I bumped into this hashtag on a virtual book club, and I loved it. The notion is instead of a Throwback Thursday photograph (which, like many queerfolk who were kicked to the curb, I don’t have beyond a certain date), you post a book you loved from back when. You all know how I feel about book reviews and bringing attention to missed gems, so…
The Night We Met, Rob Byrnes
There’s a whole story about reading this book that I love to tell. Basically, The Night We Met dropped perfectly into my lap at a time when I truly needed it. I’d been dumped by my works-in-finance older boyfriend (and replaced by a blonder model), I’d struggled to find a new place to live with zero notice, and although I loved my job in the book industry, I was coming home to a tiny empty apartment every night (I hadn’t managed to afford a bed yet) and things were beyond tight.
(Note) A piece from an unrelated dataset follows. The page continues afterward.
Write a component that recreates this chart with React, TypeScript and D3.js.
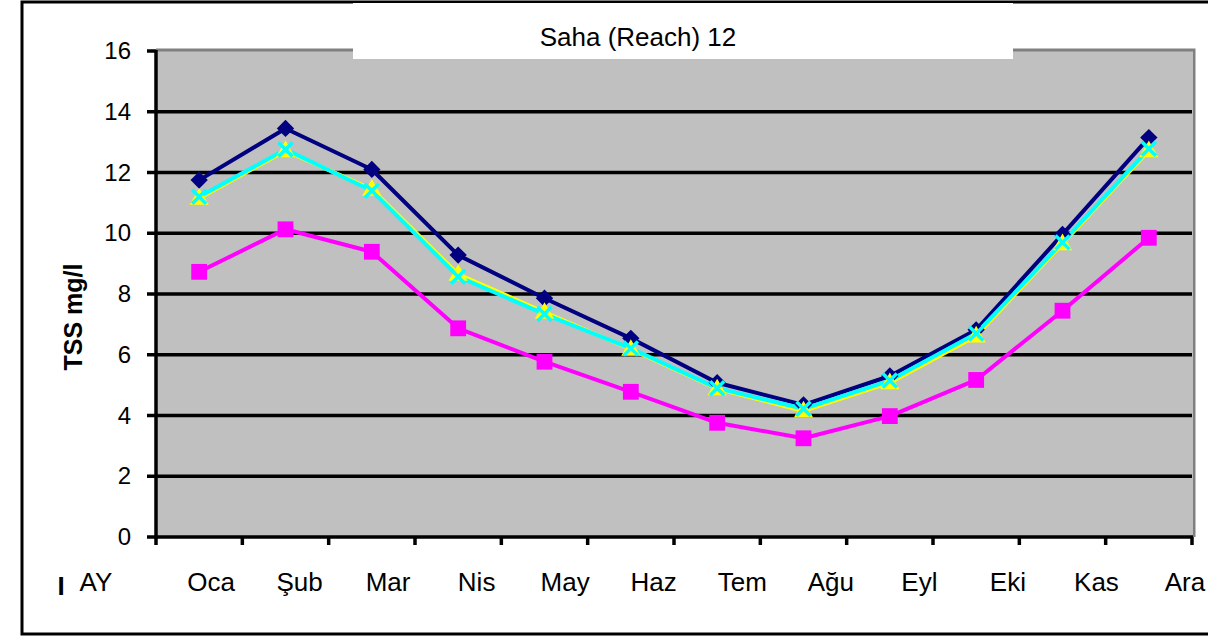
import React from "react";
import * as d3 from "d3";

// aylar (months) and the TSS values
const months = ["Oca", "Şub", "Mar", "Nis", "May", "Haz", "Tem", "Ağu", "Eyl", "Eki", "Kas", "Ara"];
const yTicks = [0, 2, 4, 6, 8, 10, 12, 14, 16];

const navyValues = [11.75, 13.45, 12.1, 9.28, 7.86, 6.54, 5.08, 4.35, 5.3, 6.82, 9.96, 13.15];
const magentaValues = [8.73, 10.13, 9.39, 6.87, 5.77, 4.78, 3.76, 3.25, 3.98, 5.17, 7.45, 9.85];
const yellowValues = [11.15, 12.72, 11.45, 8.65, 7.4, 6.18, 4.88, 4.15, 5.08, 6.62, 9.66, 12.72];
const cyanValues = [11.2, 12.76, 11.4, 8.57, 7.34, 6.21, 4.9, 4.22, 5.15, 6.7, 9.7, 12.78];

const title = "Saha (Reach) 12";
const yTitle = "TSS mg/l";
const xTitle = "AY";

const FONT = "'Liberation Sans', Arial, sans-serif";

const W = 1208;
const H = 636;
const plot = { left: 156, right: 1192, top: 51, bottom: 537 };

export default function App() {
  const x = d3.scaleBand().domain(months).range([plot.left, plot.right]).padding(0);
  const y = d3.scaleLinear().domain([0, 16]).range([plot.bottom, plot.top]);
  const cx = (m: string) => (x(m) as number) + x.bandwidth() / 2;
  const labelX = d3.scalePoint().domain(months).range([211, 1185]);

  const boundaries = months.map((m) => x(m) as number).concat([plot.right]);

  const line = d3
    .line<number>()
    .x((d, i) => cx(months[i]))
    .y((d) => y(d));

  const diamond = d3.symbol().type(d3.symbolSquare).size(150)();
  const square = d3.symbol().type(d3.symbolSquare).size(250)();
  const triangle = d3.symbol().type(d3.symbolTriangle).size(160)();
  const cross = "M-7,-7L7,7M-7,7L7,-7";

  const series = [
    { values: navyValues, color: "#000080", width: 4 },
    { values: magentaValues, color: "#FF00FF", width: 4 },
    { values: yellowValues, color: "#FFFF00", width: 4 },
    { values: cyanValues, color: "#00FFFF", width: 4 },
  ];

  return (
    <svg
      width={W}
      height={H}
      style={{ position: "absolute", left: 0, top: 0, background: "#fff" }}
      fontFamily={FONT}
    >
      {/* outer frame */}
      <rect x={22} y={2} width={W + 20} height={H - 4} fill="#fff" stroke="#000" strokeWidth={3} />

      {/* plot area */}
      <rect x={plot.left} y={plot.top} width={plot.right - plot.left} height={plot.bottom - plot.top} fill="#C0C0C0" />
      <path
        d={`M${plot.left},${plot.top - 1}H${plot.right + 2}V${plot.bottom}`}
        fill="none"
        stroke="#808080"
        strokeWidth={3}
      />

      {yTicks.slice(1, -1).map((t) => (
        <line key={t} x1={plot.left} x2={plot.right} y1={y(t)} y2={y(t)} stroke="#000" strokeWidth={3.5} />
      ))}

      {/* title box */}
      <rect x={353} y={3} width={660} height={56} fill="#fff" />
      <text x={638} y={46} textAnchor="middle" fontSize={26} fill="#000">
        {title}
      </text>

      {/* axes */}
      <line x1={plot.left} x2={plot.left} y1={plot.top - 1} y2={plot.bottom + 2} stroke="#000" strokeWidth={3.5} />
      <line x1={plot.left - 1} x2={plot.right + 1} y1={plot.bottom} y2={plot.bottom} stroke="#000" strokeWidth={3.5} />
      {yTicks.map((t) => (
        <g key={t}>
          <line x1={plot.left - 9} x2={plot.left} y1={y(t)} y2={y(t)} stroke="#000" strokeWidth={3.5} />
          <text x={131} y={y(t) + 8} textAnchor="end" fontSize={24} fill="#000">
            {t}
          </text>
        </g>
      ))}
      {boundaries.map((b, i) => (
        <line key={i} x1={b} x2={b} y1={plot.bottom} y2={plot.bottom + 8} stroke="#000" strokeWidth={3.5} />
      ))}

      {/* series */}
      {series.map((s, i) => (
        <path key={i} d={line(s.values) || ""} fill="none" stroke={s.color} strokeWidth={s.width} strokeLinejoin="round" />
      ))}
      {navyValues.map((v, i) => (
        <path key={i} d={diamond} transform={`translate(${cx(months[i])},${y(v)}) rotate(45)`} fill="#000080" />
      ))}
      {magentaValues.map((v, i) => (
        <path key={i} d={square} transform={`translate(${cx(months[i])},${y(v)})`} fill="#FF00FF" />
      ))}
      {yellowValues.map((v, i) => (
        <path key={i} d={triangle} transform={`translate(${cx(months[i])},${y(v) + 1})`} fill="#FFFF00" />
      ))}
      {cyanValues.map((v, i) => (
        <path key={i} d={cross} transform={`translate(${cx(months[i])},${y(v)})`} fill="none" stroke="#00FFFF" strokeWidth={3.5} />
      ))}

      {/* y axis title */}
      <text
        transform={`translate(82,317) rotate(-90)`}
        textAnchor="middle"
        fontSize={25}
        fontWeight="bold"
        fill="#000"
      >
        {yTitle}
      </text>

      {/* x axis label row */}
      <text x={61} y={595} textAnchor="middle" fontSize={26} fontWeight="bold" fill="#000">
        I
      </text>
      <text x={96} y={591} textAnchor="middle" fontSize={26} fill="#000">
        {xTitle}
      </text>
      {months.map((m) => (
        <text key={m} x={labelX(m)} y={591} textAnchor="middle" fontSize={26} fill="#000">
          {m}
        </text>
      ))}
    </svg>
  );
}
Then, I opened a box at work one day while doing stock, and there was this book. The cover made me do a double-take: wait, are those two guys smiling at each other like… y’know?
I read the back flap, and blinked in surprise. Yep. It looked like I’d actually just found a gay romantic comedy. Woah. So, I bought it with my store credit (we used to earn rewards for working above-and-beyond, and I hoarded my points to trade into gift certificates to buy books with), and I started reading it on my break, where people kept asking me what I was reading because I was laughing so hard.
I read it on the bus-ride home, even though that makes me feel a little motion sick (and people stared because I laughed so loud). And I decided that, damn it, I deserved a treat and I went to the pizza place across from where I lived in my tiny empty apartment and I had dinner while I read.
They kicked me out for laughing too loud, so I took my remaining pizza home with me kept reading.
I finished the book sometime in the wee hours of the morning, wrote a barely coherent review on Amazon, and collapsed into one of the best sleeps I’d had in years. It was the perfectly timed book: it reminded me that no matter how low I got, I needed to laugh, and the eerie parallels certainly helped: the main character of the book works in the book industry and gets dumped by his older boyfriend (who works in finance) for a blonder model right off the bat.
Mind you, I never fell for the son of a mafia boss after that, but a guy could dream.
The story is witty and reads like a cross between a mad-cap zany caper and a rom-com, and the result was gold. Picture a book editor, Andrew, recently (and not willingly) single and gay, whose ex just picked up something younger and cuter. Andrew’s first two books are on the bargain bin, he’s feeling pretty down, and then at an opening party for a new gay bar on Hallowe’en, he meets the man of his dreams, the man who could just maybe be, Mr. Right.
If Mr. Right was a quasi-heterosexual son of one of the worst Mafia Capo bosses in the city, and if Andrew could be sure that Mr. Right didn’t just mistake his Hallowe’en costume (a drag outfit) for Andrew himself being a woman…
The bon-mots are fabulous, the plot is so outrageous that it has a Evanovich-esque slaptstick to it that just totally leaves you gasping for air between guffaws. And beyond it all, there’s Andrew, hopeless (and hopeful) romantic, dodging thugs, police, FBI, his best friends, and once or twice having nookie that will curl your toes.
Phenom. And from this book onward, every time Byrnes put out a book, I nabbed them immediately.